On Tue, 2006-04-25 at 17:03 +0000, Tim Yamin wrote: 
> > We used to occasionally receive complaints that this was Fedora-specific
> > 'breakage', and upstream maintainers were sometimes reluctant to fix
> > their abuse of header files.
> 
> Indeed, which is why we took the other approach to this problem since we
> need things to compile to our users, not just package maintainers :)

Yes, but you still ship bug-fix patches which fix things when the
upstream tarball is broken, surely? You're not just held hostage to
broken upstream maintainers, although of course it's _better_ when we
can get stuff fixed upstream.

> Hm, I quite like the idea of the #warning.
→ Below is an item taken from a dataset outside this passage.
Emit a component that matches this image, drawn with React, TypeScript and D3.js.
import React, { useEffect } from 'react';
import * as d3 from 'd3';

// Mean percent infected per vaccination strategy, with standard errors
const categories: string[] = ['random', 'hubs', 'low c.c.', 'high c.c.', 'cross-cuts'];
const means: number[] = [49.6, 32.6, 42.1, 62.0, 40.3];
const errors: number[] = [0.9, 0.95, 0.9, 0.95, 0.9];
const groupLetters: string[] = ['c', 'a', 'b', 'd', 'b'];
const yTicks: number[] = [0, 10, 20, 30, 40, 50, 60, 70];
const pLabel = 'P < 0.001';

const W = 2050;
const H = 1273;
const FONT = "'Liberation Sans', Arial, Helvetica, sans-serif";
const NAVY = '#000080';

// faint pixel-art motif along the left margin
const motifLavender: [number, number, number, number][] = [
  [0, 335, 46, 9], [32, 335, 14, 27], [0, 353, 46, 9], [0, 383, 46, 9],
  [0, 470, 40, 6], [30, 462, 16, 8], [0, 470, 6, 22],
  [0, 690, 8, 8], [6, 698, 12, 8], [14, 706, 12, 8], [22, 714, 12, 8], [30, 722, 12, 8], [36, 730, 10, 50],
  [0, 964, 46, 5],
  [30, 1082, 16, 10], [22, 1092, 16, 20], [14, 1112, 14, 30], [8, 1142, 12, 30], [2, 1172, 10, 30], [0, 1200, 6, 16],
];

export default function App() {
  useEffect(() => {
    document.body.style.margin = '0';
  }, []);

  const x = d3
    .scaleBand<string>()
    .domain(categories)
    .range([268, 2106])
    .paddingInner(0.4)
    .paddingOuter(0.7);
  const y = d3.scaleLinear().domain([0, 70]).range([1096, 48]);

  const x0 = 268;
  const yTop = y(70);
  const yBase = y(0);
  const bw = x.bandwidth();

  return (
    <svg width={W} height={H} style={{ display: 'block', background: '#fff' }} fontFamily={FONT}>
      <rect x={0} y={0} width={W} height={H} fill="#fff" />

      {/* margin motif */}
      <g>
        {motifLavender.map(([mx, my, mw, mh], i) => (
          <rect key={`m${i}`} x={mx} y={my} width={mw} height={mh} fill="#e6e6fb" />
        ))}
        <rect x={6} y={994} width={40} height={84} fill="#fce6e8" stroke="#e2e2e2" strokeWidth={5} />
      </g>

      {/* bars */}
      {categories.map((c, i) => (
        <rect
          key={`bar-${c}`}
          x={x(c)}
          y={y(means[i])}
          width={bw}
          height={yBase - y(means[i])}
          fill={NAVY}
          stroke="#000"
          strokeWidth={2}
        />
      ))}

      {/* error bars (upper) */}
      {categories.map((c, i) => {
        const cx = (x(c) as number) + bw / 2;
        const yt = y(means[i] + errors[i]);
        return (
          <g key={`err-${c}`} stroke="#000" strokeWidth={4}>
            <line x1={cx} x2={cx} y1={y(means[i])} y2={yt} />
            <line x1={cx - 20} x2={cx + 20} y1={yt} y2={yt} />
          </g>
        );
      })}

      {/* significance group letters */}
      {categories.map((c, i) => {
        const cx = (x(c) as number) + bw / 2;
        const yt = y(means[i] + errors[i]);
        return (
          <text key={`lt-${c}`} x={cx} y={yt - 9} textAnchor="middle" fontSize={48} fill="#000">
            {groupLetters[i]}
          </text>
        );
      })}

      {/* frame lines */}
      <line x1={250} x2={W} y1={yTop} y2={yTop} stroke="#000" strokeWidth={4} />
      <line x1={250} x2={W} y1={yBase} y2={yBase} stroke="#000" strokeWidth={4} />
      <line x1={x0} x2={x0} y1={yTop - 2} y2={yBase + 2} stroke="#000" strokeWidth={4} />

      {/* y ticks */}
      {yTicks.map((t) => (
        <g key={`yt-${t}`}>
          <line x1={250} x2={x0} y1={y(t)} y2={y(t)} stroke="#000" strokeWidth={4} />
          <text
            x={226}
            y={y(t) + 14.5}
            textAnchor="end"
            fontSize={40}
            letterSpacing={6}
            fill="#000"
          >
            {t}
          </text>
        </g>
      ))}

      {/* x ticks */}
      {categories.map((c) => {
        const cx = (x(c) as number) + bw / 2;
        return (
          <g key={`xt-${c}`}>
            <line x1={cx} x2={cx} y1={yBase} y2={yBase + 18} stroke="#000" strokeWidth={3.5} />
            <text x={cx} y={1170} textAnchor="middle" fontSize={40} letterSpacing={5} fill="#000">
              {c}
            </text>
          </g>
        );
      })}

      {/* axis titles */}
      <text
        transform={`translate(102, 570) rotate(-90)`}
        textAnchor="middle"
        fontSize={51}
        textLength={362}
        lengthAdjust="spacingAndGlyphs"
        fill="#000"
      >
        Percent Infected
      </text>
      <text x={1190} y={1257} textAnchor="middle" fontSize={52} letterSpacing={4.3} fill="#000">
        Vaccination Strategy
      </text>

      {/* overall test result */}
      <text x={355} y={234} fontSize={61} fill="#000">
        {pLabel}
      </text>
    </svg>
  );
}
And for files that are
> blatantly pure __KERNEL__ we can just do:
> 
> #warning "<linux::asm-arch/blah.h>: this header is deprecated, fix yer shizzle!"
> #endif

We really don't need that for 99% of the kernel-private files, and I
think it's overkill to do that kind of thing when we can just remove the
files.

If you really want to accommodate code which is known to be broken not
just in theory but also in practice, then we can annotate asm/atomic.h
that way for a while in the upstream kernel before we remove it from the
'export' list in a few months' time. Are there other private files you'd
want to do that for?

> > > But I don't think it is realistic that kernel developers will start
> > > fixing their header files for user inclusion. In most cases you will
> > > get only negativ feedback if you send patches, which fixes header
> > > files for userland inclusion.
> 
> This has been a problem in the past. The other problem has been fixing
> glibc so it includes headers in a sane way in places (we also got negative
> feedback there when we tried).

Can you be specific about what was requested, and how it would have
helped? I'm sure Uli has no intention of making it harder for us to make
progress with cleaning up the kernel headers.

That subject might be best pursued with a pruned Cc list.

> What we really need is not random kernel devs but arch maintainers. So
> anything that goes in asm-arch "works".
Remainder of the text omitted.